In its post-hearing brief, The Day also cited Tracy Swain v. Haberek, a 2012 Superior Court civil claim by a Pawcatuck resident for negligent infliction of emotional distress. It alleges that Haberek used his city-owned Blackberry to send Tracey Swain two pictures of a man, naked from the waist down. It asserts that the subject of the photos was Haberek himself. Swain, who was represented by attorney Scott Camassar, contends the photos caused her physical and emotional distress, including migraine headaches, and seeks over $15,000 in damages.

Haberek flatly denies sending any such photos.

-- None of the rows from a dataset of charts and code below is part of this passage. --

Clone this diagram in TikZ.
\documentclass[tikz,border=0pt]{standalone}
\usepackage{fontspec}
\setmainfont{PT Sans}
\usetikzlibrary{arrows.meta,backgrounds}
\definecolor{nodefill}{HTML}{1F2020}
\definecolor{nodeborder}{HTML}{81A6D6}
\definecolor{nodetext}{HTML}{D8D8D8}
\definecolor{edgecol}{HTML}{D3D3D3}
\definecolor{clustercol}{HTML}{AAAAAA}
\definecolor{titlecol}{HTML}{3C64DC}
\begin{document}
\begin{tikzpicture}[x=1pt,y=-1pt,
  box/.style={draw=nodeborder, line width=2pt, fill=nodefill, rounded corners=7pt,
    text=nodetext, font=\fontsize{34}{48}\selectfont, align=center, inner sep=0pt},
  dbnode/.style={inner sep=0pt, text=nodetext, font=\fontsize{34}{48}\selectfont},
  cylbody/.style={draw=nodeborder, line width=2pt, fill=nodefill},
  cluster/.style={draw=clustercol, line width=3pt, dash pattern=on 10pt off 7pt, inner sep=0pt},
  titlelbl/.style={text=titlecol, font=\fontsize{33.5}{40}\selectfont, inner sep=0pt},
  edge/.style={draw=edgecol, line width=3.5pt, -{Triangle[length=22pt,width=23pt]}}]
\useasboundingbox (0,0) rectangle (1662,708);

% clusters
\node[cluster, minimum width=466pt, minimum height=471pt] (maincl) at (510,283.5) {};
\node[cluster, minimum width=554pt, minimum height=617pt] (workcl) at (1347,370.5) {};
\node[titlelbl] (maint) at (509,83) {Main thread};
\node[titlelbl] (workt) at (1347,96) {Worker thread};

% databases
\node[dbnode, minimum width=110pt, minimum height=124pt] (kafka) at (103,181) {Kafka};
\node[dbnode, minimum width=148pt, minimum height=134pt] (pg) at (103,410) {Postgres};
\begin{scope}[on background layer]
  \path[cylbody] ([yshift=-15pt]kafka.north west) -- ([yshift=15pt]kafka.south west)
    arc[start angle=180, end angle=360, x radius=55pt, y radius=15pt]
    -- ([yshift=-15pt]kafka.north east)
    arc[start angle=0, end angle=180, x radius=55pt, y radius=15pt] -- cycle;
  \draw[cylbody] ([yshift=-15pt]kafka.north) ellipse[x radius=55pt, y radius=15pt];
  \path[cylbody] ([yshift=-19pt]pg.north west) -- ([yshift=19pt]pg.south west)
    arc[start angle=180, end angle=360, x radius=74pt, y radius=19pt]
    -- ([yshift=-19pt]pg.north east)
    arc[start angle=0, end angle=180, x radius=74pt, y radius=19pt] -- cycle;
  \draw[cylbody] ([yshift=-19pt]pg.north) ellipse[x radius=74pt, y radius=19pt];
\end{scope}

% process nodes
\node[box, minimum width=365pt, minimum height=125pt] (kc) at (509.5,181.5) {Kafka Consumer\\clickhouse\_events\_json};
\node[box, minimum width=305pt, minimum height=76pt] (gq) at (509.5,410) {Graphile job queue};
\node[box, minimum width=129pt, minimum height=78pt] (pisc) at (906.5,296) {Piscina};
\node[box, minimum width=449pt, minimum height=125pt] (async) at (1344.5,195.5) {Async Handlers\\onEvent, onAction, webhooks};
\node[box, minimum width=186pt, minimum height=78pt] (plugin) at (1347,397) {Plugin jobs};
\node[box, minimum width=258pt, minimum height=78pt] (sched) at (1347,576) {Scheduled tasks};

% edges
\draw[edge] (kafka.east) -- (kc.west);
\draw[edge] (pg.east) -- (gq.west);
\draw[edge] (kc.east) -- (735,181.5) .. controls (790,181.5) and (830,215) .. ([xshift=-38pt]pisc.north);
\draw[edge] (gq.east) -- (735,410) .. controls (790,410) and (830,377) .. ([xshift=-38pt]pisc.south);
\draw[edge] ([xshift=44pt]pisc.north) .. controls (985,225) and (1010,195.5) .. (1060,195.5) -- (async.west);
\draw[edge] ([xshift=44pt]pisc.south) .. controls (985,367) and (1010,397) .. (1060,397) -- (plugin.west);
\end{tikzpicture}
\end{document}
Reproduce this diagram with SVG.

In the FOIC case, commission staff attorney Victor Perpetua recommended release of the former Stonington employee’s formal complaint, memos, and a week-long chronology of the woman’s meetings and communications with town officials before and after the report was filed. Perpetua found that the documents were public records that reflect “historical facts and decisions, not the town’s deliberations about, or assessments of, those facts.” As such, they were not exempt as preliminary drafts or notes.

Londregan argued that the documents fail the Perkins vs. FOIC test, creating too great an invasion of privacy for a matter of too little public concern. But

Perpetua found nothing in the record revealing “sexually explicit or descriptive information, such as allegations of sexual contact and sexual improprieties” as have been exempted in some other sex harassment cases. “Where’s the part that’s highly offensive to a reasonable person?” Perpetua asked in his report.

Even though the former Stonington employee’s name is known to Wojtas, and the media generally, Perpetua declined “to further publicize the woman’s identity by naming her in this decision.”

When the FOIC’s staff attorney’s findings were voted on by the six-member commission on July 23, there were sharp differences of opinion. Chairman Owen Eagan “seemed shocked” that two commissioners voted to withhold the report, said Londegran. “I came within one vote of a 3 to 3 tie.”

Haberek, meanwhile, said he was surprised that the commissioners of the state’s open government agency deliberated behind closed doors. He noted that the Stonington selectmen deliberate in public. At the FOIC, he said, “Who knows if there’s arm-twisting in the back room? We all have to deliberate in open session, but they can go in a back room.”

In his briefs and in an interview, Londregan said he feared the ruling will have a “chilling effect” on public employees who want to make a confidential report about their superiors. Londregan commented that the new message for public employees in the workplace seems to be not to take notes, and keep everything on an oral basis. “This does not foster good government,” he said.

Wojtas, the Day reporter, suggested in his post-hearing brief that the quickest way for Stonington and Haberek to diminish the effect of the complaint is to release it and thereby “be free to dispute its allegations.”